Rapid Application Development (RAD) Introduction


This entry is part 1 of 5 in the series RAD

Software engineering’s objectives are to develop useful software on time and on budget. However, it is not realistic to expect excellent software quickly at a cheap price. At best you may get two of the three. Writing excellent software free of bugs costs money, so you won’t get it done fast. Writing excellent software quickly costs significant money also because you will need enough good people on your team to get it done. What is your focus?

Software development models tend to have a focus. Many models focus on the “good” part. RAD focuses on the on-time part. In general, RAD approaches to software development put less emphasis on planning and more emphasis on an adaptive process. Techniques such as prototyping help ensure that the specification gives the customer a result that is useful.

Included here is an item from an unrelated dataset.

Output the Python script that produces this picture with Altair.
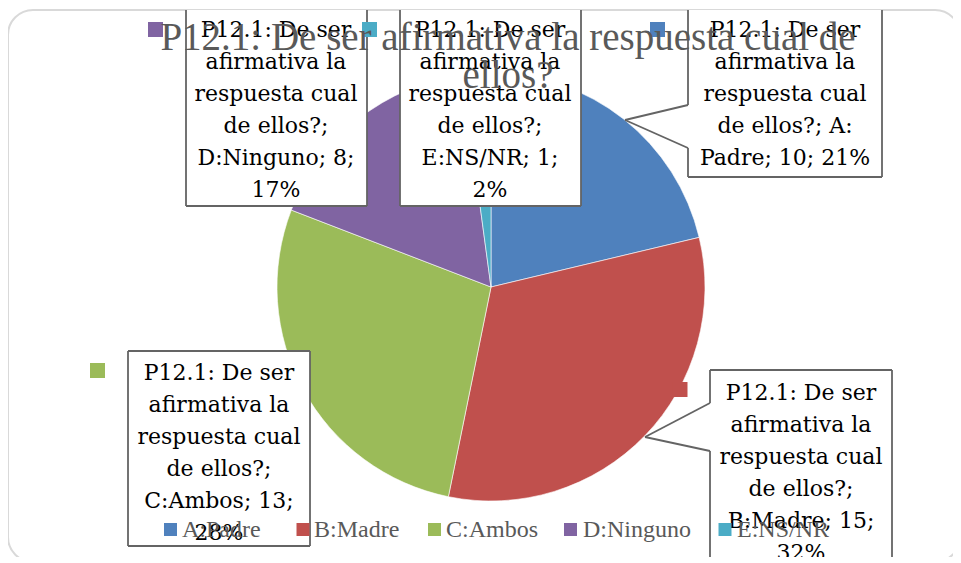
import altair as alt
import pandas as pd

# ---------------- data ----------------
categories = ["A:Padre", "B:Madre", "C:Ambos", "D:Ninguno", "E:NS/NR"]
values = [10, 15, 13, 8, 1]
colors = ["#4F81BD", "#C0504D", "#9BBB59", "#8064A2", "#4BACC6"]
title_lines = ["P12.1: De ser afirmativa la respuesta cual de", "ellos?"]
question_lines = ["P12.1: De ser", "afirmativa la", "respuesta cual"]

total = sum(values)
pcts = [round(v * 100 / total) for v in values]

# ---------------- layout (page pixel coordinates) ----------------
W, H = 945, 549
OX, OY = 8, 8
xs = alt.Scale(domain=[OX, OX + W], range=[0, W], nice=False, zero=False)
ys = alt.Scale(domain=[OY, OY + H], range=[0, H], nice=False, zero=False)
PIE_CX, PIE_CY, PIE_R = 491, 287, 214

# label boxes: (x0, x1, y0, y1, text centre x, first line y)
boxes = {
    "A:Padre": (688, 882, 10, 177, 785, 30),
    "B:Madre": (710, 892, 370, 600, 801, 393),
    "C:Ambos": (128, 310, 351, 546, 219, 373),
    "D:Ninguno": (186, 367, 10, 206, 276, 30),
    "E:NS/NR": (400, 581, 10, 206, 490, 30),
}
LINE_H = 32
# outline segments of each label box
segments = [
    # D
    (186, 10, 186, 206), (186, 206, 367, 206), (367, 206, 367, 10),
    # E
    (400, 10, 400, 206), (400, 206, 581, 206), (581, 206, 581, 10),
    # A with callout pointer
    (688, 10, 688, 105), (688, 105, 625, 120), (625, 120, 688, 148),
    (688, 148, 688, 177), (688, 177, 882, 177), (882, 177, 882, 10),
    # C
    (128, 351, 310, 351), (310, 351, 310, 546), (310, 546, 128, 546), (128, 546, 128, 351),
    # B with callout pointer
    (710, 370, 892, 370), (892, 370, 892, 600), (710, 600, 710, 451),
    (710, 451, 645, 437), (645, 437, 710, 403), (710, 403, 710, 370),
]
# small legend keys beside the labels
label_keys = {
    "A:Padre": (657.5, 29.5),
    "B:Madre": (680, 389.5),
    "C:Ambos": (97.5, 370.5),
    "D:Ninguno": (155.5, 29.5),
    "E:NS/NR": (369.5, 29.5),
}
# bottom legend: (square centre x, text start x)
legend_pos = {
    "A:Padre": (170.5, 182),
    "B:Madre": (303, 314),
    "C:Ambos": (434.5, 446),
    "D:Ninguno": (570.5, 583),
    "E:NS/NR": (725, 737),
}
LEGEND_Y = 529.5

color_enc = alt.Color("cat:N", scale=alt.Scale(domain=categories, range=colors), legend=None)

# ---------------- frame ----------------
frame_df = pd.DataFrame({"x0": [8], "x1": [960], "y0": [10], "y1": [562]})
frame = alt.Chart(frame_df).mark_rect(
    cornerRadius=25, fillOpacity=0, stroke="#d9d9d9", strokeWidth=2
).encode(
    x=alt.X("x0:Q", scale=xs, axis=None), x2="x1:Q",
    y=alt.Y("y0:Q", scale=ys, axis=None), y2="y1:Q",
)

# ---------------- pie ----------------
pie_df = pd.DataFrame({"cat": categories, "val": values, "idx": list(range(len(values)))})
pie = alt.Chart(pie_df).mark_arc(outerRadius=PIE_R, stroke="white", strokeWidth=0.6).encode(
    theta=alt.Theta("val:Q", stack=True),
    color=color_enc,
    order=alt.Order("idx:Q"),
    x=alt.value(PIE_CX - OX),
    y=alt.value(PIE_CY - OY),
)

# ---------------- label boxes ----------------
box_df = pd.DataFrame([
    {"cat": c, "x0": b[0], "x1": b[1], "y0": b[2], "y1": b[3]} for c, b in boxes.items()
])
box_fill = alt.Chart(box_df).mark_rect(fill="white").encode(
    x=alt.X("x0:Q", scale=xs, axis=None), x2="x1:Q",
    y=alt.Y("y0:Q", scale=ys, axis=None), y2="y1:Q",
)
seg_df = pd.DataFrame(segments, columns=["x", "y", "x2", "y2"])
box_lines = alt.Chart(seg_df).mark_rule(color="#646464", strokeWidth=1.8).encode(
    x=alt.X("x:Q", scale=xs, axis=None), x2="x2:Q",
    y=alt.Y("y:Q", scale=ys, axis=None), y2="y2:Q",
)

key_df = pd.DataFrame([
    {"cat": c, "x": p[0], "y": p[1]} for c, p in label_keys.items()
])
keys = alt.Chart(key_df).mark_square(size=225, opacity=1).encode(
    x=alt.X("x:Q", scale=xs, axis=None),
    y=alt.Y("y:Q", scale=ys, axis=None),
    color=color_enc,
)

# label texts built from the data
rows = []
for cat, val, pct in zip(categories, values, pcts):
    name = cat
    if cat == "A:Padre":
        tail = ["de ellos?; A:", f"Padre; {val}; {pct}%"]
    else:
        tail = ["de ellos?;", f"{name}; {val};", f"{pct}%"]
    lines = question_lines + tail
    b = boxes[cat]
    for i, t in enumerate(lines):
        rows.append({"t": t, "x": b[4], "y": b[5] + i * LINE_H})
lab_df = pd.DataFrame(rows)
labels = alt.Chart(lab_df).mark_text(
    font="DejaVu Serif", fontSize=22, color="black", align="center", baseline="middle"
).encode(
    x=alt.X("x:Q", scale=xs, axis=None),
    y=alt.Y("y:Q", scale=ys, axis=None),
    text="t:N",
)

# ---------------- title ----------------
title_df = pd.DataFrame({"t": title_lines, "x": [508, 508], "y": [50, 88]})
title = alt.Chart(title_df).mark_text(
    font="Liberation Serif", fontSize=39, color="#595959", align="center", baseline="alphabetic"
).encode(
    x=alt.X("x:Q", scale=xs, axis=None),
    y=alt.Y("y:Q", scale=ys, axis=None),
    text="t:N",
)

# ---------------- bottom legend ----------------
leg_df = pd.DataFrame([
    {"cat": c, "sx": legend_pos[c][0], "tx": legend_pos[c][1], "y": LEGEND_Y} for c in categories
])
leg_sq = alt.Chart(leg_df).mark_square(size=169, opacity=1).encode(
    x=alt.X("sx:Q", scale=xs, axis=None),
    y=alt.Y("y:Q", scale=ys, axis=None),
    color=color_enc,
)
leg_tx = alt.Chart(leg_df).mark_text(
    font="Liberation Serif", fontSize=24, color="#595959", align="left", baseline="middle"
).encode(
    x=alt.X("tx:Q", scale=xs, axis=None),
    y=alt.Y("y:Q", scale=ys, axis=None),
    text="cat:N",
)

chart = alt.layer(
    frame, pie, box_fill, box_lines, keys, labels, title, leg_sq, leg_tx
).properties(
    width=W, height=H,
    autosize=alt.AutoSizeParams(type="none"),
    padding=0,
    background="white",
).configure_view(stroke=None)

chart.save("out.html", embed_options={"renderer": "svg", "actions": False})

The book Beginning Software Engineering by Rod Stephens published by Wrox in 2015 says on page 304: “James Martin, one of the pioneers of RAD in the 1980s, described a specific development methodology in his book Rapid Application Development (Macmillan, 1991). Later the terms rapid application development and RAD expanded to include a variety of other models that favor rapid development, so there’s sometimes confusion about the two uses of the term.” Generally we will use RAD to mean the more general term as opposed to the specific James Martin RAD.

There are driving principals behind RAD. Perhaps the most important one is that things always change. Change is constant. For example, towards the end of the project we often find that the requirements have changed. The company’s goals, competition, or the customers (users of the software) change. Another driving principal is that code is written for computer programmers, not the computer. In other words code is written to be understood by people and to be easily maintained by people, not complicated and always optimized. Another principal is iteration. RAD methods take iterative ideas to the extreme.

The list of topics covered in the book Beginning Software Engineering published by Rod Stephens published by Wrox in 2015 are:

  • RAD Principals
  • James Martin RAD
  • Agile
  • Extreme Programming (XP)
  • Scrum
  • Lean
  • Crystal
  • Feature-Driven Development
  • Agile Unified Process
  • Disciplined Agile Delivery
  • Dynamic Systems Development Method
  • Kanban

Why RAD?

What are some of the advantages of RAD? More accurate requirements, the ability to adapt to changes, frequent customer (end-user) involvement results in more input and commitment, early software releases, code reuse, constant testing resulting in fewer bugs and an overall greater chance of success. RAD is well suited to applications that have a proportionally large GUI component.

There are disadvantages of RAD. Difficulty in getting the team to adopt new RAD models, difficult to develop large systems with RAD due to the communication overhead, requires more skilled team members, sometime difficult to get enough customer time and input (people are busy), managers may have difficulty giving up control, and sometimes a project’s small iterations lead to a less than optimal design if the project is complex.